Таким стихом писались «громогласные» трагедии Озерова, Княжнина, Сумарокова. Ярославна становилась похожа — как родная сестра — на княжну Оснельду, которая такими же стихами декламировала в сумароковской трагедии «Хорев»:
Я плачу, что тебе бессильна отслужить!
Но верь мне, верь, мой князь, где я ни буду жить,
Я милостей твоих вовеки не забуду
И с ними вспоминать тебя по гроб мой буду!
Эпоха романтизма потребовала, чтобы переводчик превратил «Плач Ярославны» в романс:
Не в роще горлица воркует,
Своим покинута дружком.
Княгиня юная горюет
О князе Игоре своем.
О, где ты, где ты, друг мой милый?
Где Ярославнин ясный свет?
Кто даст мне, грустной, быстры крылы
И легкой ласточки полет?
Ах, я вспорхну — и вдоль Дуная
Стрелой пернатой полечу...
И т. д.
Получился чувствительный романс для клавесина. Перевод так и называется: «Ярославна. Романс».
В ту же пору романтического культа старинной славянщины и восторженной реставрации фольклора переводу «Плача Ярославны» был придан такой архаический стиль:
Как в глухом бору зегзицын Ярославнин глас
Рано слышится в Путивле на градской стене:
Полечу — рече — зегзицей к Дону синему,
Омочу рукав бобряный во Каяле я,
Оботру кровавы раны князю на теле.
В эпоху увлечения Гомером (вскоре после появления Гнедичевой «Илиады») Ярославна принуждена была плакать гекзаметром:
Слышен глас Ярославны: пустынной кукушкою с утра
Кличет она: «Полечу, говорит, по Дунаю кукушкой,
Мой бобровый рукав омочу в Каяльские воды».

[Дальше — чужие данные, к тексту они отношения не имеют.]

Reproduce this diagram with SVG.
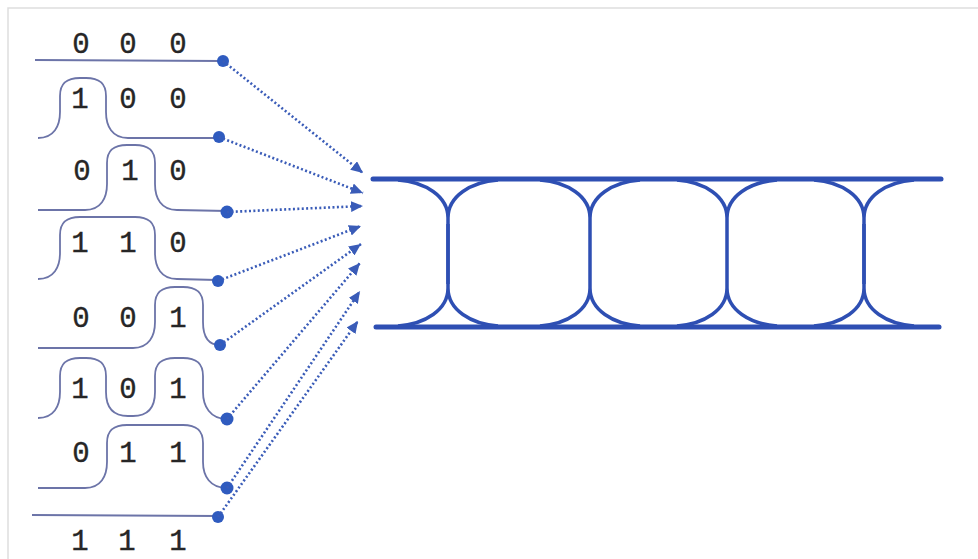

В эпоху распада той высокой поэтической культуры, которой была отмечена первая треть XIX века в России, «Плач Ярославны» снова зазвучал по-другому: ловким и звонким, но пустопорожним стихом, лишенным какой бы то ни было лирики:
Звучный голос раздается
Ярославны молодой.
Стоном горлицы несется
Он пред утренней зарей.
«Я быстрей лесной голубки
По Дунаю полечу -
И рукав бобровой шубки
Я в Каяле обмочу!»
Как всегда бывает в таких эпигонских стихах, их механический ритм нисколько не связан с их темой: вместо «Плача» получилась пляска.
В ту же эпигонскую эпоху, лет на восемь раньше, в самый разгар дилетантщины, появился еще один «Плач», такой же пустопорожний и ловкий, но вдобавок подслащеный отсебятинами сентиментального стиля. Про Ярославну там было сказано, будто она «головкой» (!) склонилась на «грудь белоснежную» (?). И пела эта Ярославна такое:
Я косаткой по Дунаю
В свою отчину слетаю (?),
А назад как полечу,
Так рукав бобровой шубы
Я в Каяле омочу!
Раны Игоря святые,
За отчизну добытые,
Я водою залечу.
«Полечу — омочу — залечу» — эти три плясовые, залихватские «чу» меньше всего выражали тоску и рыдание. А так как в то время в модных журнальных стихах (например, в «Библиотеке для чтения») процветала мертвая экзотика орнаментального стиля, это тоже не могло не отразиться на тогдашнем «Плаче Ярославны»:
Ветер, ветер, что ты воешь,
Что ты путь широкий роешь
Распашным своим крылом?
Ты как раб аварской рати (?)
Носишь к знамю благодати (?)
Стрелы ханских дикарей!
Эта цветистая отсебятина «раб аварской рати» кажется здесь особенно недопустимым уродством, так как в подлиннике это одно из самых простых, задушевных и потому не нуждающихся ни в какой орнаментации мест.
В эпоху модернизма «Плач Ярославны» зазвучал дешевым балалаечным модерном.
Утренней зарею
Горлицей лесною
Стонет Ярославна на градской стене,
Стонет и рыдает,
Друга поминает,
Мечется и стонет в тяжком полусне (!)
Белою зегзицей,
Вольнолюбой птицей
К светлому Дунаю быстро полечу
И рукав бобровый
Шубоньки шелковой
Я в реке Каяле тихо омочу!
Полусон, в который погрузил плачущую Ярославну ее переводчик, чрезвычайно характерен для декадентской поэтики.
___________________________________________________И так — вся книга. Даже если было бы прилично вставлять в такой пост кеймэш с капслоком, у меня всё равно не нашлось бы столько кнопок на клавиатуре и столько капслока, чтобы передать эмоции хотя бы приблизительно ♥
Документалка, критика и литературоведение.